#Opinião: Gerir a água subterrânea em tempos de escassez
Por: Maria Paula Mendes, Presidente da Comissão Especializada de Águas Subterrâneas da Associação Portuguesa dos Recursos Hídricos (APRH), Investigadora do Centro de Investigação e Inovação Em Engenharia Civil para a Sustentabilidade (CERIS) do Instituto Superior Técnico
A falta de água tem-se agigantado como dos maiores problemas que Portugal tem que enfrentar face às preocupantes alterações climáticas que já sentimos e às que se avizinham. Segundo o IPCC (Painel Intergovernamental para as Alterações Climáticas) a duração, a frequência e a intensidade das secas irão aumentar no nosso país, verificando-se já nos últimos anos uma maior frequência destes episódios, que se fazem sentir numa percentagem cada vez maior do nosso território, prolongando-se alguns deles por mais de um ano hidrológico.
De facto, durante o Verão passado foi notória a falta de água para abastecimento público, nomeadamente no Nordeste Transmontano, nas regiões das Beiras e do Algarve. Muitas das nossas cidades, vilas e aldeias revelaram deficiências no abastecimento com origem em captações subterrâneas. Contudo, a boa notícia é que uma parte dos problemas reportados podem ser mitigados, se houver um bom planeamento e financiamento. Em primeiro lugar, tem que haver uma maior consciencialização por parte dos decisores de que os episódios de seca vieram para ficar, tornando-se necessário diversificar as origens de água, usando-se não só a água proveniente das albufeiras, mas também a água com origem em captações subterrâneas.

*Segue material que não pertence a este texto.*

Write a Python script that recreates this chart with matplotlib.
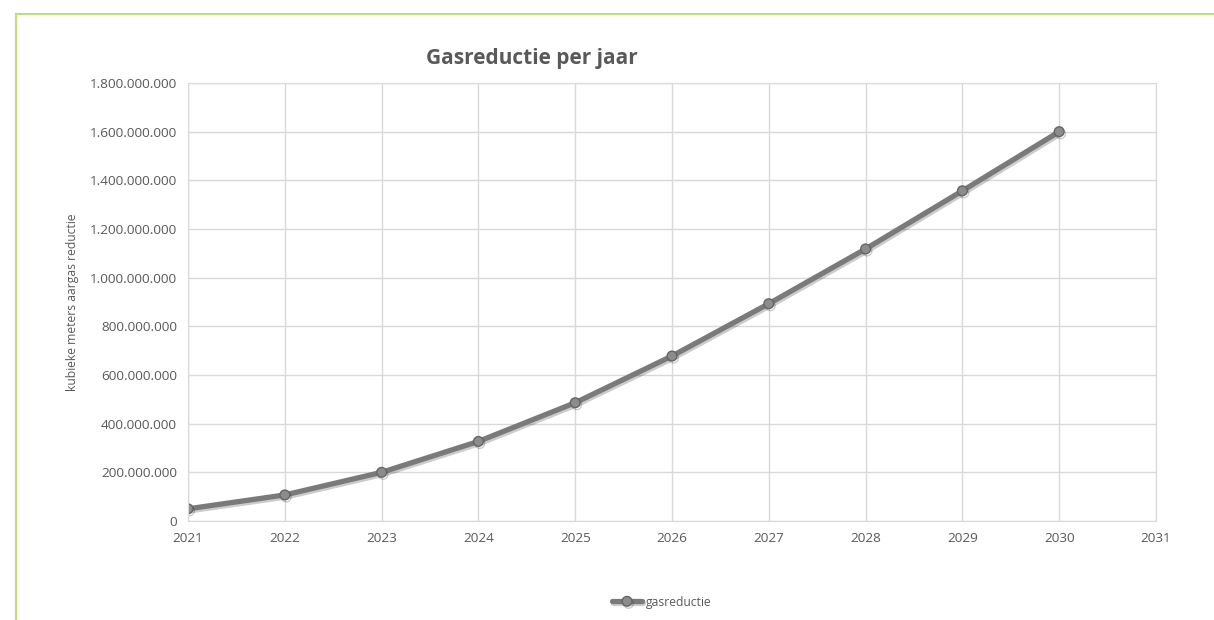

A monitorização das águas subterrâneas (qualidade e quantidade) nunca pode ser descurada e deve ser melhorada. Não basta a existência de água disponível nas formações geológicas, é preciso certificarmo-nos que essa água tem boa qualidade e não existem fontes de poluição. Pontualmente, existem em certos locais, fenómenos naturais resultantes dos rebaixamentos dos níveis de água subterrânea, que implicam tratamento adicional ou mesmo o encerramento temporário da captação, e que necessitam de estar acautelados.
É ainda essencial, haver um plano de manutenção das captações de água subterrânea, redes de adução e reservatórios, com disponibilidade orçamental, e em que as obras calendarizadas sejam cumpridas. A construção de captações suplementares e a reabilitação de antigas já desativadas fazem também parte de uma boa estratégia de adaptação. Em pequenas freguesias, os custos de energia decorrentes da bombagem desta água pode ser um fator relevante, podendo-se optar por fontes de energia renováveis, quando exequível.
Muitas das povoações e cidades que evidenciaram falta de água, tiveram um acréscimo da sua população no Verão, resultante da chegada dos trabalhadores portugueses no estrangeiro, ou do turismo. A juntar a este pico no consumo doméstico, existem todos os outros gastos acumulados que podem ser evitados, como a rega dos espaços verdes públicos e privados, das piscinas municipais, dos fontanários, para nomear alguns de entre muitos. A construção ilegal de furos para irrigação necessita também de ser evitada com ajuda de uma fiscalização eficaz. Um sistema aquífero que abastece uma povoação, é o mesmo que é usado para a rega e, em caso de seca hidrológica, é preciso dar prioridade ao uso para consumo humano em detrimento da agricultura. Os consumos para a irrigação podem ser controlados através do uso de contadores nos furos e imagens de satélite.
A comunicação dos órgãos do poder local sobre a falta de água é fundamental, devendo o seu enunciado ser ajustado à população a que se destina. Aqui reside a fatia mais importante na adaptação a esta nova realidade, uma vez que os consumos de água estão relacionados com a avaliação das pessoas face ao risco de ficarem sem água. No caso do turismo, a falta de consciência da situação por uma grande parte de quem nos visita, faz com que os industriais do sector de turismo fiquem com ónus de terem de tomar medidas efetivas para a poupança de água, tendo que equacionar determinadas medidas que, quase nunca, são fáceis de tomar.
Os recursos hídricos subterrâneos são resilientes aos fenómenos de seca, desde que sejam bem geridos, haja um uso eficiente e a população esteja bem informada e participativa. Contudo, as secas hidrológicas vão fazer cada vez mais parte do nosso quotidiano, sendo indispensável estarem operacionalizadas medidas que antecipem estes fenómenos.